Unlike some climbing books that are too heavy on the technical aspects of the sport, Lightner's descriptions are easy to comprehend, and at just over 200 pages, the two stories — Lightner's as well as a historical narrative of Harrison's adventures — move quickly and are not overdone.
The book's title comes from a pilot's reference to the spire being classed among "all elevations unknown."
Lightner, several colleagues and a film crew weren't the first to climb the peak.
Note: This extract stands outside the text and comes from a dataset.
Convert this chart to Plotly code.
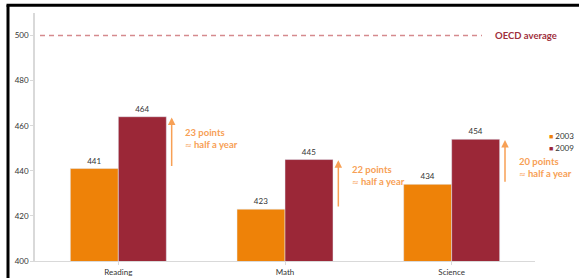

A British group and some Australians did it in 1996. But Lightner is the first to extensively write about the experience and the first to seriously try the east side of the mountain.
Although the film crew's presence helped pay for this costly adventure, Lightner realized later their accompaniment compromised the usual solitary pleasures of remote rock climbing.
"It tainted the experience of the climb," he wrote.
An encounter with a deadly snake, a bamboo viper, in a crevice part way up the spire creates the best adventure in the book.
"All experienced climbers know that reaching the summit is not the goal; reaching the ground safely after climbing the mountain is," Lightner relates after several failed attempts to reach the summit.
This book has a down-to-earth humanistic flavor and is a delight to read.
The only shortcoming is a lack of photographs from the trip. A few maps, a photo of the author and a single shot of him gazing into a misty jungle are the only visual illustrations the book has — the reader never sees Bata Lawi.
On the one hand, this lack of visuals lets the reader rely on the "theater of the mind," perhaps making the mystery of Bata Lawi even greater.